# Brief:
Using the material that follows, identify and copy each line with the string "this".

[Records contained in a dataset]
━━━━
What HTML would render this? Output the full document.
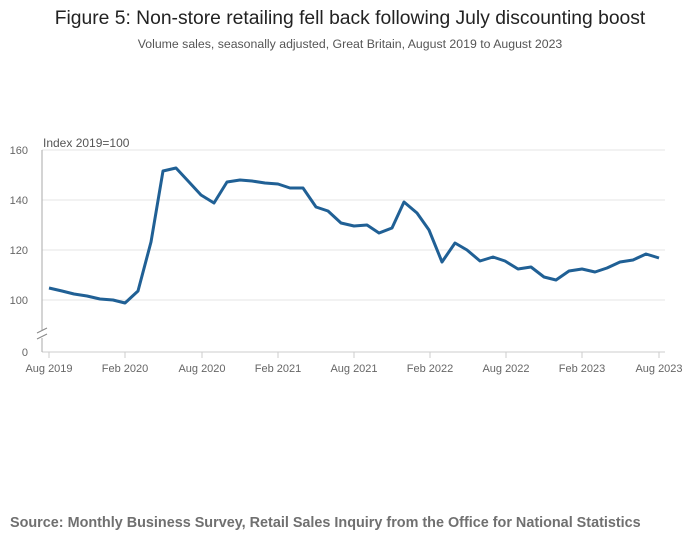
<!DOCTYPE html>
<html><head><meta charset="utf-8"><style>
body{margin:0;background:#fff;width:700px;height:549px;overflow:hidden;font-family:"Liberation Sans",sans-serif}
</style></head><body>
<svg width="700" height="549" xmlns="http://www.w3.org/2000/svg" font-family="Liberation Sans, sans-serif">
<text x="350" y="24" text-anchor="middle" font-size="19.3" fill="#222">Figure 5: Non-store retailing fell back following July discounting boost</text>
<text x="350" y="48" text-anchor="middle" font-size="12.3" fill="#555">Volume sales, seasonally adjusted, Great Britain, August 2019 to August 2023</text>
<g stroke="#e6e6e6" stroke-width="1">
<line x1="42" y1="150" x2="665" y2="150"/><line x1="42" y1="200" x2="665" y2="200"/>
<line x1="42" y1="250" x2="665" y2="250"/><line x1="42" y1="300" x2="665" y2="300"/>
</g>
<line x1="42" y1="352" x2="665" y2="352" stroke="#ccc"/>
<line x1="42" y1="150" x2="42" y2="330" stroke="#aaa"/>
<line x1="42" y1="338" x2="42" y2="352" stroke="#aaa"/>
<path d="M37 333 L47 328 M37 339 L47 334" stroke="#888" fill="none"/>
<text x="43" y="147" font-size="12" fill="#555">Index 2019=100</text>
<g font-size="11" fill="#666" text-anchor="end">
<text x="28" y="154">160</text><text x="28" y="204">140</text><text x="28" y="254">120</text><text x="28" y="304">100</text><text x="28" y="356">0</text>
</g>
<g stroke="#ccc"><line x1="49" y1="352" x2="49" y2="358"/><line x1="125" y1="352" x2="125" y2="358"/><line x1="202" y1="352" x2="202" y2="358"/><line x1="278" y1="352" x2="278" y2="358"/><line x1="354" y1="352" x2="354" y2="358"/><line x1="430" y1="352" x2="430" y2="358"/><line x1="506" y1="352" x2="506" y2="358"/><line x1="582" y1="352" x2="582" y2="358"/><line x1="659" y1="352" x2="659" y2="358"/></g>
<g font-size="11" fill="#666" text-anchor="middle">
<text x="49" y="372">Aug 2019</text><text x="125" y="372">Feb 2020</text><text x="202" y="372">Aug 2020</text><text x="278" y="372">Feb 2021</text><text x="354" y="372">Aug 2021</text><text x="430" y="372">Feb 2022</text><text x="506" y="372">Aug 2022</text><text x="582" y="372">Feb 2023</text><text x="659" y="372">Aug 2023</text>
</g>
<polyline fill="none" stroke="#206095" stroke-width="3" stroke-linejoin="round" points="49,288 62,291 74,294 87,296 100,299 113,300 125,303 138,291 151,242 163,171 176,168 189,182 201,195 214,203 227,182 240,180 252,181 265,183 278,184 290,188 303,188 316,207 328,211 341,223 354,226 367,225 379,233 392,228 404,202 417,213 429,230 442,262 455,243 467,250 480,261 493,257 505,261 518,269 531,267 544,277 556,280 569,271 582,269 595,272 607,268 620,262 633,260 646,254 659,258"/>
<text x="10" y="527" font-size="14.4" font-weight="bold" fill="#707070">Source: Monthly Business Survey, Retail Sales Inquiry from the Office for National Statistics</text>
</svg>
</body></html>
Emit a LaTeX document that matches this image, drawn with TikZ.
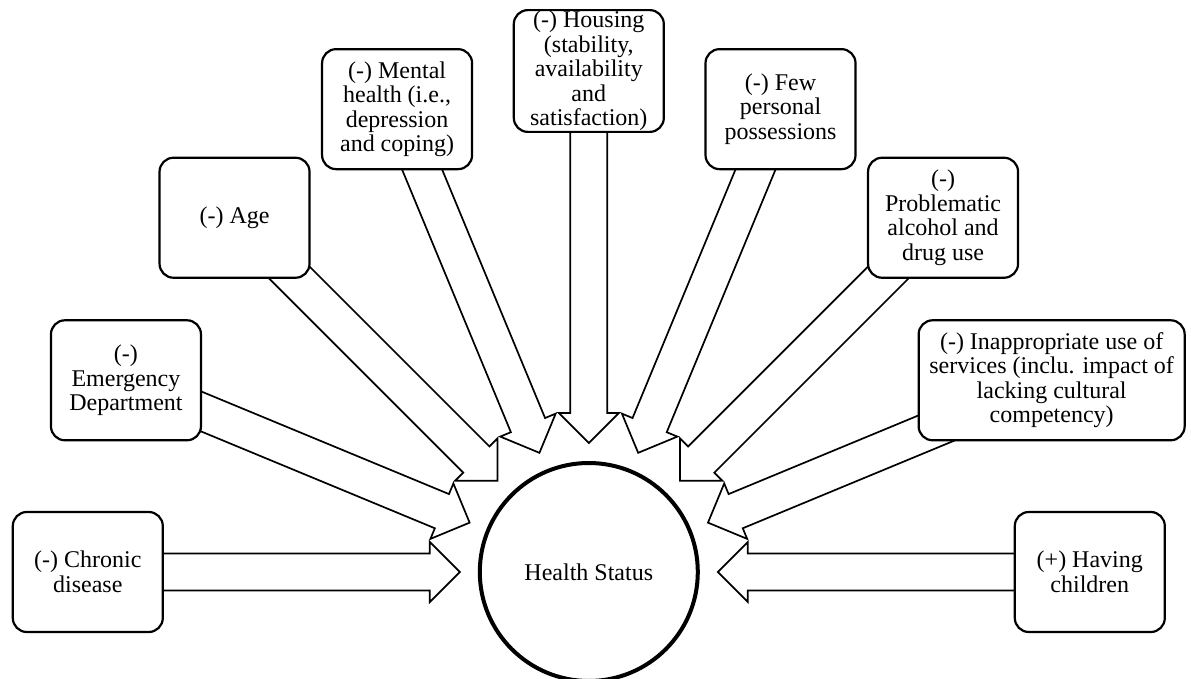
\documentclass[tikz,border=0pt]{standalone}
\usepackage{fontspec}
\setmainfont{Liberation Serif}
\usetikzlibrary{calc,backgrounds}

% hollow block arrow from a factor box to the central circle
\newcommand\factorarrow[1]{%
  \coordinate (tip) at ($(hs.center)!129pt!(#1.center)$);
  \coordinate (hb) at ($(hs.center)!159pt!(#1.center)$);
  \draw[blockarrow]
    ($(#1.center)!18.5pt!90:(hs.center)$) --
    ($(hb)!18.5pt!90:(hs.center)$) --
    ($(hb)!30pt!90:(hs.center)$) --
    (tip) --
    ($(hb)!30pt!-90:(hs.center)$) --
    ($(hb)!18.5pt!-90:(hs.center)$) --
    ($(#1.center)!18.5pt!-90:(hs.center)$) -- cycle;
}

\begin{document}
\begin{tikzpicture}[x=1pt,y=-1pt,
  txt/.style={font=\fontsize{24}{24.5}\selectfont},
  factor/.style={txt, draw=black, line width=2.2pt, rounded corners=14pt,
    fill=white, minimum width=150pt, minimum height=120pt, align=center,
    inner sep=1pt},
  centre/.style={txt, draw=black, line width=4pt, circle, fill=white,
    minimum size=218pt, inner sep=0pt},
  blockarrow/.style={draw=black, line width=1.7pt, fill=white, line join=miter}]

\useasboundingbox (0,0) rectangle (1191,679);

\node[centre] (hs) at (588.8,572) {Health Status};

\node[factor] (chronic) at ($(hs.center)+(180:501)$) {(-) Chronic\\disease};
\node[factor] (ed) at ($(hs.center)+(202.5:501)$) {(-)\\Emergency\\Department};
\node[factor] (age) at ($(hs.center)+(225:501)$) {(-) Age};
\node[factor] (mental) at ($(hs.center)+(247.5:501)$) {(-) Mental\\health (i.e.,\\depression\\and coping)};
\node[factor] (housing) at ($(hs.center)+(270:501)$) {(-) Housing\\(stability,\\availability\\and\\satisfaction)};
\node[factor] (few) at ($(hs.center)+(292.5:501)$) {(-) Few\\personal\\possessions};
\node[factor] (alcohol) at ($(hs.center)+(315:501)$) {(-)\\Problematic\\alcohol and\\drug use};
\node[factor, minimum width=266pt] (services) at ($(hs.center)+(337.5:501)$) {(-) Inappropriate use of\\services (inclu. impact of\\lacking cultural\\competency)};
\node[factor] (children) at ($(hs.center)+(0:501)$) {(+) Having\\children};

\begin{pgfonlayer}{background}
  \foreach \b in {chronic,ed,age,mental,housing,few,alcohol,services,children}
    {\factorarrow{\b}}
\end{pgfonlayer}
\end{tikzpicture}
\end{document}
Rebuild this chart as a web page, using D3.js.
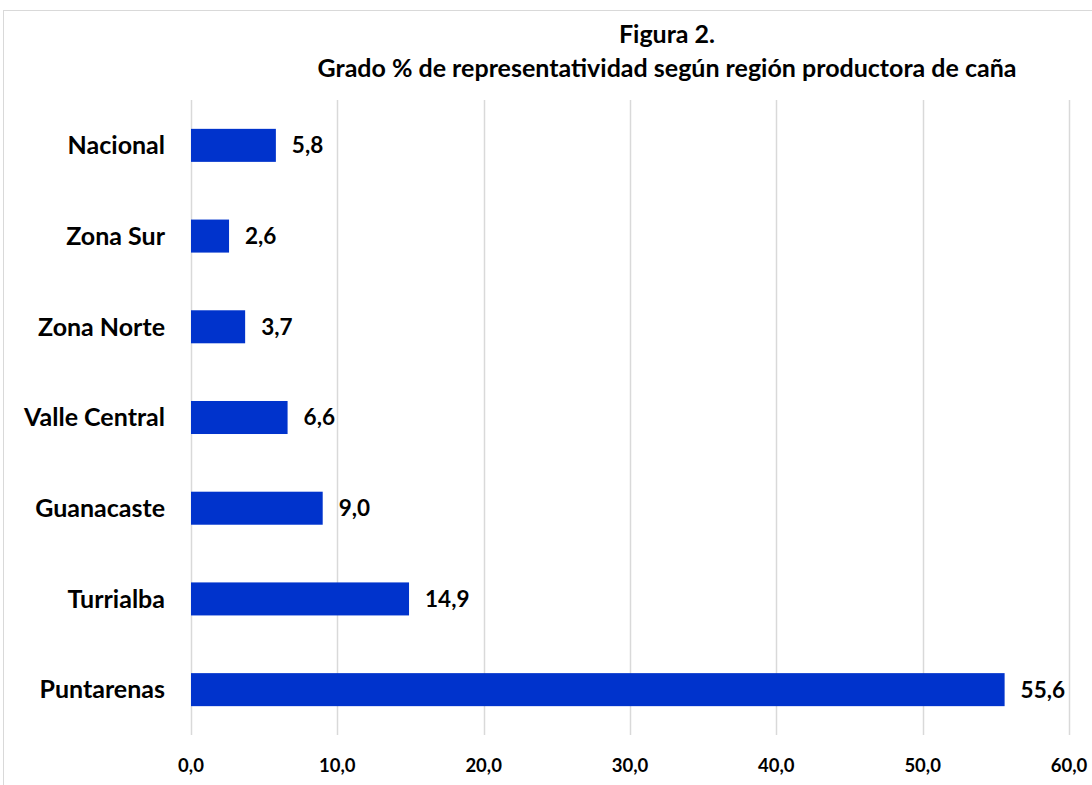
━━━━
# Written reply:
What HTML would render this? Output the full document.
Emit a LaTeX document that matches this image, drawn with TikZ.
Rebuild this chart as a web page, using D3.js.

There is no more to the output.